*THE EXERCISE*:
In the entries below, identify every line with the string "matplotlib" and copy it.

— Start of RECORD LIST —

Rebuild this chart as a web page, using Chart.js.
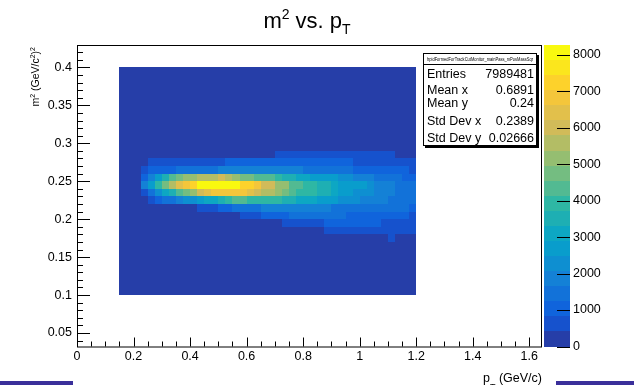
<!DOCTYPE html>
<html>
<head>
<meta charset="utf-8">
<script src="https://cdn.jsdelivr.net/npm/chart.js@4.4.0/dist/chart.umd.min.js"></script>
<style>
  html, body { margin: 0; padding: 0; background: #fff; }
</style>
</head>
<body>
<canvas id="c" width="634" height="385"></canvas>
<script>
// 2D histogram m^2 vs p_T, bin layout
const pTBins = { count: 42, lo: 0.15, hi: 1.2 };   // x axis, GeV/c
const m2Bins = { count: 30, lo: 0.10, hi: 0.40 };  // y axis, (GeV/c^2)^2

// filled band: each row starts at p_T bin 3 (0.225) and runs to bin 41
const firstFilledCol = 3;
const firstFilledRow = 7;   // m^2 bin 0.17-0.18

const m2_017 = [0,0,0,0,0,0,0,0,0,0, 0,0,0,0,0,0,0,0,0,0, 0,0,0,0,0,0,0,0,0,0, 0,0,0,0,0, 430, 0,0,0];
const m2_018 = [0,0,0,0,0,0,0,0,0,0, 0,0,0,0,0,0,0,0,0,0, 0,0,0,0,0,0, 430,470,510,540,560,570,580,570,560,540,520,500,470];
const m2_019 = [0,0,0,0,0,0,0,0,0,0, 0,0,0,0,0,0,0,0,0,0, 450,520,580,640,700,780, 850,900,930,950,920,890,860,830, 790,740,690,640,580];
const m2_020 = [0,0,0,0,0,0,0,0,0,0, 0,0,0,0, 500,620,720, 880,960,1050,1150, 1260,1320,1380,1420,1450,1430,1380,1300, 1220,1180,1140,1100,1060,1020,980,930,880, 780];
const m2_021 = [0,0,0,0,0,0,0,0, 480,560,650, 900,1050, 1300,1400,1500,1600, 1700,1750,1800,1850,1850,1800,1780,1750,1720,1680, 1640,1610,1580,1550,1520,1480,1450,1420,1380,1340,1280, 1150];
const m2_022 = [200,560,1000,1350,1550,1850,2200,2400,2700,3000, 3250,3500,3900,4250,4200,4050,3950,3900,3850,3800, 3650,3450,3250,3100,2950,2850,2700,2550,2400,2250, 2100,2000,1850,1750,1700,1600,1500,1400,1300];
const m2_023 = [600,1450,2300,3050,3500,4350,4700,5150,6000,6350, 6750,6900,6950,6900,6800,6500,5950,5650,5450,5100, 4800,4300,4050,3900,3750,3600,3400,3050,2800,2600, 2450,2300,2150,2000,1850,1700,1550,1450,1350];
const m2_024 = [1950,2750,3950,4800,5600,6450,6900,7300,7950,8150, 8264,8200,8050,7900,7350,7100,6700,6100,5850,5250, 5000,4400,4200,4050,3800,3600,3400,3150,2850,2700, 2600,2550,2350,2000,1900,1700,1600,1500,1400];
const m2_025 = [1100,1900,2700,3500,4300,4700,5100,5250,5450,5600, 5700,5850,5550,5200,4900,4700,4450,4300,4200,3950, 3650,3400,3200,2950,2850,2700,2600,2520,2400,2250, 2000,1900,1750,1600,1500,1400,1300,1200,1050];
const m2_026 = [620, 900,1000,1090,1180, 1290,1360,1430,1490,1550,1610, 1680,1730,1780,1820,1850,1870,1880,1870,1850,1820,1780,1720, 1640,1600,1560,1510,1460,1400,1330, 1230,1190,1150,1100,1050,1000,940,880, 800];
const m2_027 = [0, 470,540,590,630,660,690,720,740,760,780,800, 850,890,930,960,990,1010,1030,1040,1050,1040,1030,1010,990,970,940,910,880,850, 800,780,760,730,700,670,640,600,560];
const m2_028 = [0,0,0,0,0,0,0,0,0,0, 0,0,0,0,0,0,0,0,0, 520,560,590,610,640,650,660,650,640,630,620,600,580,560,540,510,480, 0,0,0];

const bandRows = [m2_017, m2_018, m2_019, m2_020, m2_021, m2_022, m2_023, m2_024, m2_025, m2_026, m2_027, m2_028];

const nColorLevels = 20;
const zTicks = [0, 1000, 2000, 3000, 4000, 5000, 6000, 7000, 8000];
const statsTitle = 'hpidFormedForTrackCutMonitor_mainPass_mPosMassSqr';
const statsLabels = ['Entries', 'Mean x', 'Mean y', 'Std Dev x', 'Std Dev y'];
const statsValues = ['7989481', '0.6891', '0.24', '0.2389', '0.02666'];

// ROOT kBird palette
const birdStops = [0.0, 0.125, 0.25, 0.375, 0.5, 0.625, 0.75, 0.875, 1.0];
const birdRed   = [0.2082, 0.0592, 0.0780, 0.0232, 0.1802, 0.5301, 0.8186, 0.9956, 0.9764];
const birdGreen = [0.1664, 0.3599, 0.5041, 0.6419, 0.7178, 0.7492, 0.7328, 0.7862, 0.9832];
const birdBlue  = [0.5293, 0.8684, 0.8385, 0.7914, 0.6425, 0.4662, 0.3499, 0.1968, 0.0539];

const FONT = '"Liberation Sans", Arial, Helvetica, sans-serif';

function buildPalette(n) {
    const cols = [];
    for (let g = 1; g < birdStops.length; g++) {
        const nc = Math.floor(n * birdStops[g]) - Math.floor(n * birdStops[g - 1]);
        for (let c = 0; c < nc; c++) {
            const f = c / nc;
            const r = birdRed[g - 1] + f * (birdRed[g] - birdRed[g - 1]);
            const gr = birdGreen[g - 1] + f * (birdGreen[g] - birdGreen[g - 1]);
            const b = birdBlue[g - 1] + f * (birdBlue[g] - birdBlue[g - 1]);
            cols.push(`rgb(${Math.round(r * 255)},${Math.round(gr * 255)},${Math.round(b * 255)})`);
        }
    }
    return cols;
}
const palette = buildPalette(255);

function cellCount(ix, iy) {
    const row = bandRows[iy - firstFilledRow];
    if (!row) return 0;
    const v = row[ix - firstFilledCol];
    return v === undefined ? 0 : v;
}

const zMax = Math.max(...bandRows.map(r => Math.max(...r)));

function levelColor(level) {
    const idx = Math.floor((level + 0.99) * palette.length / nColorLevels);
    return palette[Math.min(idx, palette.length - 1)];
}
function levelOf(v) {
    return Math.min(nColorLevels - 1, Math.floor(0.01 + v * nColorLevels / zMax));
}

function isMultiple(v, s) {
    return Math.abs(v / s - Math.round(v / s)) < 1e-6;
}
function fmt(v) {
    return String(parseFloat(v.toFixed(3)));
}

function drawRich(ctx, parts, x, y, align) {
    let total = 0;
    parts.forEach(p => {
        ctx.font = `${p.size}px ${FONT}`;
        p.w = ctx.measureText(p.text).width;
        total += p.w;
    });
    let cx = align === 'center' ? x - total / 2 : align === 'right' ? x - total : x;
    parts.forEach(p => {
        ctx.font = `${p.size}px ${FONT}`;
        ctx.fillText(p.text, cx, y + (p.dy || 0));
        cx += p.w;
    });
}

const th2Plugin = {
    id: 'th2',
    beforeDatasetsDraw(chart) {
        const ctx = chart.ctx;
        const { x, y } = chart.scales;
        const dx = (pTBins.hi - pTBins.lo) / pTBins.count;
        const dy = (m2Bins.hi - m2Bins.lo) / m2Bins.count;
        ctx.save();
        for (let iy = 0; iy < m2Bins.count; iy++) {
            const yTop = Math.round(y.getPixelForValue(m2Bins.lo + (iy + 1) * dy));
            const yBot = Math.round(y.getPixelForValue(m2Bins.lo + iy * dy));
            for (let ix = 0; ix < pTBins.count; ix++) {
                const xL = Math.round(x.getPixelForValue(pTBins.lo + ix * dx));
                const xR = Math.round(x.getPixelForValue(pTBins.lo + (ix + 1) * dx));
                ctx.fillStyle = levelColor(levelOf(cellCount(ix, iy)));
                ctx.fillRect(xL, yTop, xR - xL, yBot - yTop);
            }
        }
        ctx.restore();
    },
    afterDraw(chart) {
        const ctx = chart.ctx;
        const { x, y, z } = chart.scales;
        const area = chart.chartArea;
        ctx.save();
        ctx.strokeStyle = '#000';
        ctx.lineWidth = 1;

        // frame
        ctx.strokeRect(area.left + 0.5, area.top + 0.5, area.right - area.left - 1, area.bottom - area.top);

        // inward ticks
        ctx.beginPath();
        y.ticks.forEach(t => {
            const py = Math.round(y.getPixelForValue(t.value)) + 0.5;
            const len = t.label !== '' ? 13 : 6;
            ctx.moveTo(area.left, py);
            ctx.lineTo(area.left + len, py);
        });
        x.ticks.forEach(t => {
            const px = Math.round(x.getPixelForValue(t.value)) + 0.5;
            const len = t.label !== '' ? 9 : 5;
            ctx.moveTo(px, area.bottom);
            ctx.lineTo(px, area.bottom - len);
        });
        ctx.stroke();

        // colour palette
        const palL = z.left + 2, palW = 26;
        for (let k = 0; k < nColorLevels; k++) {
            const p0 = Math.round(z.getPixelForValue(k * zMax / nColorLevels));
            const p1 = Math.round(z.getPixelForValue((k + 1) * zMax / nColorLevels));
            ctx.fillStyle = levelColor(k);
            ctx.fillRect(palL, p1, palW, p0 - p1);
        }
        ctx.beginPath();
        z.ticks.forEach(t => {
            const py = Math.round(z.getPixelForValue(t.value)) + 0.5;
            ctx.moveTo(palL + palW - 13, py);
            ctx.lineTo(palL + palW, py);
        });
        ctx.stroke();

        // stats box
        const bx = 423, by = 53, bw = 114, bh = 93;
        ctx.fillStyle = '#000';
        ctx.fillRect(bx + 2, by + 2, bw, bh);
        ctx.fillStyle = '#fff';
        ctx.fillRect(bx, by, bw, bh);
        ctx.strokeRect(bx + 0.5, by + 0.5, bw - 1, bh - 1);
        ctx.beginPath();
        ctx.moveTo(bx, 64.5);
        ctx.lineTo(bx + bw, 64.5);
        ctx.stroke();
        ctx.fillStyle = '#000';
        ctx.textBaseline = 'alphabetic';
        ctx.font = `4.5px ${FONT}`;
        ctx.textAlign = 'center';
        ctx.fillText(statsTitle, bx + bw / 2, 60.5, bw - 8);
        const rowBase = [78, 93.5, 106.5, 125, 141.5];
        ctx.font = `12.5px ${FONT}`;
        statsLabels.forEach((lab, i) => {
            ctx.textAlign = 'left';
            ctx.fillText(lab, bx + 4, rowBase[i]);
            ctx.textAlign = 'right';
            ctx.fillText(statsValues[i], bx + bw - 3, rowBase[i]);
        });

        // titles
        ctx.textAlign = 'left';
        drawRich(ctx, [
            { text: 'm', size: 22 },
            { text: '2', size: 14, dy: -9 },
            { text: ' vs. p', size: 22 },
            { text: 'T', size: 14, dy: 6 }
        ], 307, 28, 'center');

        drawRich(ctx, [
            { text: 'p', size: 12.5 },
            { text: 'T', size: 9, dy: 8 },
            { text: ' (GeV/c)', size: 12.5 }
        ], area.right, 382, 'right');

        ctx.save();
        ctx.translate(39, area.top + 2);
        ctx.rotate(-Math.PI / 2);
        drawRich(ctx, [
            { text: 'm', size: 10.5 },
            { text: '2', size: 7, dy: -4.5 },
            { text: ' (GeV/c', size: 10.5 },
            { text: '2', size: 7, dy: -4.5 },
            { text: ')', size: 10.5 },
            { text: '2', size: 7, dy: -4.5 }
        ], 0, 0, 'right');
        ctx.restore();

        // slide footer bars
        ctx.fillStyle = '#3a2f9a';
        ctx.fillRect(0, 381, 73, 4);
        ctx.fillRect(556, 381, 78, 4);
        ctx.restore();
    }
};

const tickFont = { family: FONT, size: 12.5 };

new Chart(document.getElementById('c'), {
    type: 'scatter',
    data: { datasets: [] },
    options: {
        responsive: false,
        animation: false,
        devicePixelRatio: 1,
        layout: { padding: { top: 45, left: 0, right: 0, bottom: 0 } },
        plugins: {
            legend: { display: false },
            tooltip: { enabled: false },
            title: { display: false }
        },
        scales: {
            x: {
                type: 'linear', position: 'bottom', min: 0, max: 1.645,
                grid: { display: false, drawTicks: false },
                border: { display: false },
                ticks: {
                    stepSize: 0.05, autoSkip: false, includeBounds: false,
                    maxRotation: 0, minRotation: 0, padding: 3,
                    color: '#000', font: tickFont,
                    callback: v => isMultiple(v, 0.2) ? fmt(v) : ''
                },
                afterFit: s => { s.height = 27; }
            },
            y: {
                type: 'linear', position: 'left', min: 0.0322, max: 0.4296,
                grid: { display: false, drawTicks: false },
                border: { display: false },
                ticks: {
                    stepSize: 0.01, autoSkip: false, includeBounds: false, padding: 5,
                    color: '#000', font: tickFont,
                    callback: v => isMultiple(v, 0.05) ? fmt(v) : ''
                },
                afterFit: s => { s.width = 77; }
            },
            z: {
                type: 'linear', axis: 'y', position: 'right', min: 0, max: zMax,
                grid: { display: false, drawTicks: false },
                border: { display: false },
                afterBuildTicks: s => { s.ticks = zTicks.map(v => ({ value: v })); },
                ticks: {
                    autoSkip: false, padding: 31,
                    color: '#000', font: tickFont,
                    callback: v => String(v)
                },
                afterFit: s => { s.width = 92; }
            }
        }
    },
    plugins: [th2Plugin]
});
</script>
</body>
</html>
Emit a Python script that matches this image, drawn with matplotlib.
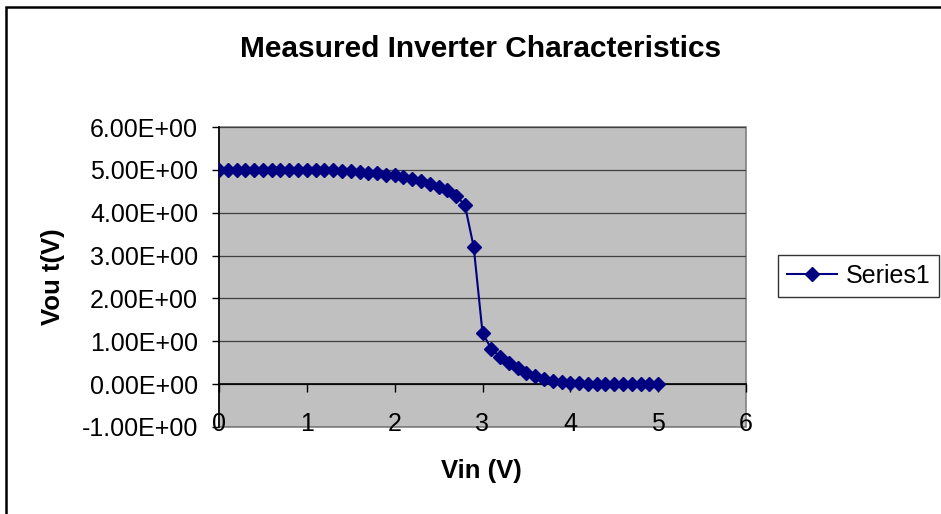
import matplotlib.pyplot as plt
from matplotlib.patches import Rectangle

plt.rcParams['font.family'] = ['Liberation Sans', 'DejaVu Sans']

# measured inverter transfer curve, Vin step 0.1 V
vin = [round(0.1 * i, 1) for i in range(51)]
vout = [5.00, 5.00, 5.00, 5.00, 5.00, 5.00, 5.00, 5.00, 5.00, 5.00,
        5.00, 5.00, 5.00, 4.99, 4.97, 4.97, 4.96, 4.93, 4.92, 4.88,
        4.87, 4.83, 4.78, 4.73, 4.68, 4.60, 4.53, 4.40, 4.17, 3.20,
        1.20, 0.82, 0.64, 0.49, 0.37, 0.27, 0.20, 0.13, 0.08, 0.04,
        0.03, 0.02, 0.01, 0.00, 0.00, 0.00, 0.00, 0.00, 0.00, 0.00,
        0.00]
x_ticks = [0, 1, 2, 3, 4, 5, 6]
y_ticks = [-1, 0, 1, 2, 3, 4, 5, 6]

W, H = 941, 514
fig = plt.figure(figsize=(W / 100, H / 100), dpi=100)
fig.patches.append(Rectangle((6 / W, -0.1), 1.2, 1.1 - 7 / H,
                             transform=fig.transFigure, fill=False,
                             edgecolor='black', linewidth=1.8))

ax = fig.add_axes([219 / W, 1 - 427 / H, 527 / W, 300 / H])
ax.set_facecolor('#C0C0C0')
ax.patch.set_edgecolor('#808080')
ax.patch.set_linewidth(1.2)

ax.plot(vin, vout, color='#000080', linewidth=1.5, marker='D',
        markersize=7, label='Series1', zorder=3)

ax.set_xlim(0, 6)
ax.set_ylim(-1, 6)
ax.set_xticks(x_ticks)
ax.set_yticks(y_ticks)
ax.set_yticklabels([f'{v:.2E}' for v in y_ticks])
ax.grid(axis='y', color='#404040', linewidth=0.9)
ax.set_axisbelow(True)

for side in ['top', 'right']:
    ax.spines[side].set_visible(False)
ax.spines['left'].set_color('black')
ax.spines['left'].set_linewidth(1.2)
ax.spines['bottom'].set_position(('data', 0))
ax.spines['bottom'].set_color('black')
ax.spines['bottom'].set_linewidth(1.2)

ax.tick_params(axis='x', direction='out', length=6, width=1, pad=14, labelsize=18)
ax.tick_params(axis='y', direction='out', length=5, width=1, pad=10, labelsize=18)

fig.text(481 / W, 1 - 57 / H, 'Measured Inverter Characteristics',
         fontsize=21.5, fontweight='bold', ha='center', va='baseline')
fig.text(481 / W, 1 - 478 / H, 'Vin (V)', fontsize=18.5, fontweight='bold',
         ha='center', va='baseline')
fig.text(53 / W, 1 - 277 / H, 'Vou t(V)', fontsize=18.5, fontweight='bold',
         rotation=90, ha='center', va='center')

ax.legend(loc='upper left', bbox_to_anchor=(778 / W, 1 - 255 / H),
          bbox_transform=fig.transFigure, frameon=True, fancybox=False,
          edgecolor='black', fontsize=18, handlelength=2.0,
          handletextpad=0.35, borderpad=0.35, borderaxespad=0)

fig.savefig('out.png', dpi=100)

— End of RECORD LIST —

*FINISHED TASK*:
Emit a Python script that matches this image, drawn with matplotlib.
import matplotlib.pyplot as plt
from matplotlib.patches import Rectangle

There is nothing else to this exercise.